COLUMBIA, Mo 12/15/15 (Beat Byte) -- "The City of Columbia has no experience, competency or capacity to manage residential housing, or the financial impact of it," said Columbia Mayor Bob McDavid last Monday. 

He wanted to "express skepticism for the record" about City Hall's new role as designer, developer, builder, and manager of affordable housing. 

"Though I appreciate the altruism, I don’t feel the City of Columbia has shown any competency or capacity to design residential housing," McDavid repeated, to city manager Mike Matthes and community development director Tim Teddy.   "It’s not what we do." 

A Columbia Heart Beat story about city government's plans for a bastardized land trust on Lynn Street apparently prompted McDavid to pull a related issue off the city's automatic consent agenda for discussion (video, about 1:57). 

The "Lynn Street Cottage" plan would sell $125,000 "cottages" to low-income home-owners without the land beneath or around them, which City Hall would retain.    The high price surprised the Mayor, who envisioned cottage owners under water from the get-go.      

"You build a $125,000 cottage and what can the client sell it for?"  he said.   "You’ve got $70,000 homes across the street."

"I don’t feel the City of Columbia has shown any competency
or capacity to design residential housing."
-- Mayor Bob McDavid

Mischaracterized by city staffers as a "community land trust," or CLT, the Lynn Street Cottages instead resemble "historical sharecropping, with the benefits going to the landowner" City Hall, Heart Beat reader Salif Auster observed.   A traditional CLT invests land ownership into the homeowners via a non-profit.  
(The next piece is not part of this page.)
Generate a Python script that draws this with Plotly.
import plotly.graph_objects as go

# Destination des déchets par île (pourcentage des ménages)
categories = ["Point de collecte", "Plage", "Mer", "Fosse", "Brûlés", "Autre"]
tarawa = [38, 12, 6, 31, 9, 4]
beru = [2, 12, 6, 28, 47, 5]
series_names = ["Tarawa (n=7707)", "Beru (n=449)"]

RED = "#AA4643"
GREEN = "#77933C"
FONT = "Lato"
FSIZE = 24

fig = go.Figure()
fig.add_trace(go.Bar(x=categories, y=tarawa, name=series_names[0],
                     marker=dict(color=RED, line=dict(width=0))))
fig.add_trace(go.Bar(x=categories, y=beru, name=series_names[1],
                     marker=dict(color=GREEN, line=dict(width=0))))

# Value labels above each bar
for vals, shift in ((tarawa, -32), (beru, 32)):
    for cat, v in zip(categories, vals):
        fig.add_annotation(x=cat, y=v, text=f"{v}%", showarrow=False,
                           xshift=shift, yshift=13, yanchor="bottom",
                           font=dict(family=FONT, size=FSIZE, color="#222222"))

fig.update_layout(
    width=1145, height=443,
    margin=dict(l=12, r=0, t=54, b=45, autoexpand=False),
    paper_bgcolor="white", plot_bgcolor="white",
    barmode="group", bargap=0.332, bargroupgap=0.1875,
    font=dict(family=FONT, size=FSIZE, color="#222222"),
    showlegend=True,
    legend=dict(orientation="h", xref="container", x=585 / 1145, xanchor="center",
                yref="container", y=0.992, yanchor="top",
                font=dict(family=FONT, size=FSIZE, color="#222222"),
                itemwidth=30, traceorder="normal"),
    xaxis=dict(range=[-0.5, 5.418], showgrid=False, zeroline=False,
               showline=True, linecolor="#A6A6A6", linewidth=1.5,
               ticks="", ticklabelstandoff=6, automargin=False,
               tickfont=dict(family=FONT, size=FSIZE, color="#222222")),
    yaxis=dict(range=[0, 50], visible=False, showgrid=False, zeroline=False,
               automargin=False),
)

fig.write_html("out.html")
The city's ownership of the land, its mortgage guarantees, and the high cost of the homes relative to surrounding properties (which destroys homeowner equity) effectively turns the Lynn Street Cottages into rentals, McDavid said, echoing a sentiment expressed by a Heart Beat source.  
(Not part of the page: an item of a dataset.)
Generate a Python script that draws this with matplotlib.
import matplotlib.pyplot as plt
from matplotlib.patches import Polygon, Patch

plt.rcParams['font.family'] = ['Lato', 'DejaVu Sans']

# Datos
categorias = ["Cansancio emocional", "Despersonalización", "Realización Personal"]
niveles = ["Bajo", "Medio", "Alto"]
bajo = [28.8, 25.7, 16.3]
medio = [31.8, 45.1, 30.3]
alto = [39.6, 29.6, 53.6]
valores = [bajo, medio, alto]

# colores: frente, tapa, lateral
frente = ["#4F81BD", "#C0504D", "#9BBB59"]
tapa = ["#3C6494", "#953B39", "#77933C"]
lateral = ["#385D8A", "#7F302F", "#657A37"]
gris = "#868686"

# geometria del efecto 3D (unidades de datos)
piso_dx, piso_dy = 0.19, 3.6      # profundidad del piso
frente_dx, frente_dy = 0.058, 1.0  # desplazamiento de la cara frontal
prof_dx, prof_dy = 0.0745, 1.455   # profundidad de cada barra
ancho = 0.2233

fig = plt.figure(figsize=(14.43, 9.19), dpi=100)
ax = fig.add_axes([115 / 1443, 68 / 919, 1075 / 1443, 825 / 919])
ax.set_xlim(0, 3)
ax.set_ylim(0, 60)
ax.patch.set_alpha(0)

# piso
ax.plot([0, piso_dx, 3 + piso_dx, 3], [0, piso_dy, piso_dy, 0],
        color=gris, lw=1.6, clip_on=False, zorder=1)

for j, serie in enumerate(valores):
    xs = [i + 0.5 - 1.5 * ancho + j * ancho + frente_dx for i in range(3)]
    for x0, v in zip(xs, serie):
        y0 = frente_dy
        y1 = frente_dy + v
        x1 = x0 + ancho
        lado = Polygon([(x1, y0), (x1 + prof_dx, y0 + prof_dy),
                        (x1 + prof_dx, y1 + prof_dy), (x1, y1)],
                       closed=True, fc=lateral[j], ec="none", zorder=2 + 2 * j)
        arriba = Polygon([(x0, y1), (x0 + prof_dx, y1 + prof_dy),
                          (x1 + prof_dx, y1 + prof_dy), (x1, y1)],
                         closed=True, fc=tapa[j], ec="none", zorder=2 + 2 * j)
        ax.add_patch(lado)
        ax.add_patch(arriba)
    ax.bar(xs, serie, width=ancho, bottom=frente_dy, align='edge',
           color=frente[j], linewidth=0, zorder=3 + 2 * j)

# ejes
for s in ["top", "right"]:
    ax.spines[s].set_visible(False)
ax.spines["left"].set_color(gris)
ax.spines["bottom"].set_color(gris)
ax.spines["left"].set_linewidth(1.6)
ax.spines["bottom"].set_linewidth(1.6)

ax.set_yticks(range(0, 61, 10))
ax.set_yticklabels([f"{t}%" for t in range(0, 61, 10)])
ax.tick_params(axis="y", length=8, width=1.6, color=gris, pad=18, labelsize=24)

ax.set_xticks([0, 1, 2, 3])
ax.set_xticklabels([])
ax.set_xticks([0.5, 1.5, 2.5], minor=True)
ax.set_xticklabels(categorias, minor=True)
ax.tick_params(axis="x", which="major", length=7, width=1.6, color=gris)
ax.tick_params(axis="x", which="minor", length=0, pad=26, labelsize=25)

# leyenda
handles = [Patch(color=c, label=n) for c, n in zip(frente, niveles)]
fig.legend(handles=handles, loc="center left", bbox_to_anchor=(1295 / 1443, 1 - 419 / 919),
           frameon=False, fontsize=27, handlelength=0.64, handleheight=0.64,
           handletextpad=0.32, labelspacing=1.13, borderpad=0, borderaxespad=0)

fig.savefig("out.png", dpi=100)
"When you have no real equity in a home, it’s like a rental.   It’s really not ownership," McDavid said.   "Once we do this, we’re in the property management business.   Then we're putting people with no experience in property management in the property management business."

Sixth Ward Councilwoman Betsy Peters, who owns and manages rental property, agreed.  "I’m not sure I want the city to get into the rental property business," she said.  

McDavid found the Lynn Street plan troubling from several other perspectives, including its financial impact on taxpayers.    

"$200,000 in surplus funds is going to fund four $50,000 first mortgages," McDavid said.   "Whoever gets these houses gets a gift of $50,000 equity." 

Providence Bank will also "carry a $75,000 mortgage on each house, for a total of $300,000," McDavid added.   "I was told the city is guaranteeing that mortgage.    So, in fact, the city’s liability is not just $200,000, it’s $500,000." 

The idea of city government becoming a mortgage guarantor made McDavid and other Council members uneasy.   "This Council is going to have to, somewhere down the line, put some mom who can’t pay her mortgage and her family out on the street," McDavid said.  

"We'll have to evict someone," Fifth Ward Councilwoman Laura Nauser said.

"I don’t want to deal with people who are delinquent," McDavid continued.   "I don’t want to deal with people who default." 

"So this Council is going to have to, somewhere down the line,
put some mom who can’t pay her mortgage and her family out on the street."
-- Mayor Bob McDavid

Finally, McDavid objected to city staff deciding "out of our 20,000 citizens in poverty, which four families get the benefit of $50,000 in equity and a city-guaranteed mortgage."

"I appreciate the altruistic motives," he reiterated.   "But I am skeptical that the city is getting into the property management and construction business where it does not have any core competence."